Last month I took the online course Text Retrieval & Search Engines on Coursera, and I’m using this blog to write down the main takeaways of every week. In the fourth and final week of the course, we shifted our gaze to Web Search and Recommender Systems. In this blog post I share my notes on web search.
Scaling up a text retrieval system from a limited set of texts to a web search engine brings with it a number of challenges and opportunities. Obviously the first challenge is scalability: how can we handle the size of the web and ensure completeness of coverage? How do we serve many users quickly? The answer to these questions lies in parallel indexing and searching, for example on the basis of MapReduce. The second challenge is the low quality of a lot of information on the web. Spam detection and robust ranking methods must harness our search engine against low-quality data. Third, we must take the dynamics of the web into account: new pages are created constantly, while other pages are updated very quickly. The news isn’t all bad, however. The web also brings a few opportunities: we can leverage many additional heuristics, such as the information available in links, to improve the search accuracy of our system.
Three components are essential in building a web search engine: the crawler, indexer and retriever. First, the crawler (also often referred to as a spider or robot) needs to fetch all pages we would like to index. While building a toy crawler is easy, a real-world crawler must be able to deal with the many intricacies of the world wide web, including server failures, crawling courtesy, the variation in file types, etc. Crawling is usually done in a parallel fashion, following a breadth-first strategy to avoid overloading servers. The process is repeated many times, but not every web page is crawled equally often. Efficient crawlers target pages that are updated and accessed frequently.
The second essential component in a web search engine is the index. Although web indexes are still based on standard IR techniques, the system must be able to deal with index files that do not fit into a single machine. Solutions come in the form of distributed file systems on a cluster of machines, such as the Google File System, and software frameworks for parallel computing, such as MapReduce (of which Hadoop is an open-source implementation). Because it hides many low-level details, MapReduce makes parallel programming relatively easy. At its core are two main functions: the map function that defines the tasks that are executed in parallel, and the reduce function that processes the output of all map functions. In the context of inverted indexing, the map function counts how many times each word occurs in each document, and the reduce function concatenates this information and sorts it.

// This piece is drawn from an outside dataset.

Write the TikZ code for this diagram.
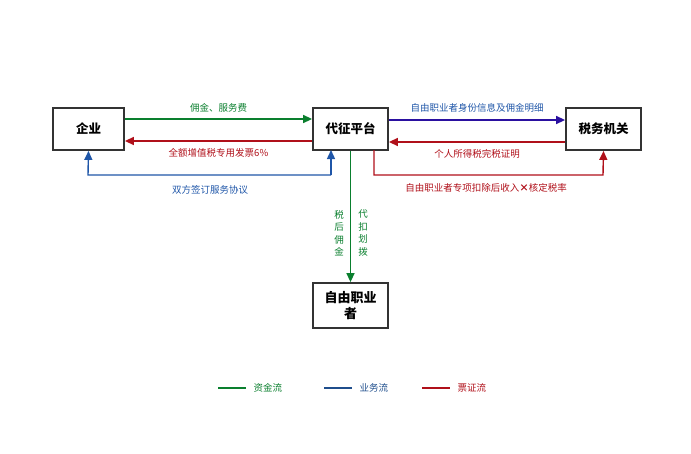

Finally, the retriever in a web search engine needs to go beyond standard IR models. Generally, it uses link information to improve scoring, exploits clickthrough data as a source of implicit feedback and relies on machine learning to combine various types of features. Links are crucial to the web: they indicate how useful a web page is, and their anchor text provides an additional summary for a document. The most well-known algorithm for capturing page popularity through links is probably PageRank. Essentially, PageRank treats links like citations in scientific literature. It assumes that pages that are “cited” more often will be more useful, and also considers “indirect citation”: a link to a page is given more weight if it appears on another page that is often linked to. A similar algorithm, HITS (Hypertext-Induced Topic Search), relies on the notion of authorities (pages with many in-links) and hubs (pages with many out-links). It iteratively applies the idea that good authorities are linked to by good hubs, and that good hubs point to good authorities. Both PageRank and HITS have many applications beyond web search, for example in network analysis.
Given that there is so much useful information available for ranking web pages, a web search engine needs to figure out how it can combine all these features into a single ranking function. The general idea is that the relevance of a page is a weighted sum of all its features. The values of the weights can be learned on the basis of training data whose relevance is known, with an approach such as logistic regression. Other, more advanced learning algorithms attempt to directly optimise a retrieval measure such as MAP or nDCG. Details can be found in Tie-Yan Liu’s “Learning to Rank for Information Retrieval” (2009), or Hang Li’s “A Short Introduction to Learning to Rank” (2011).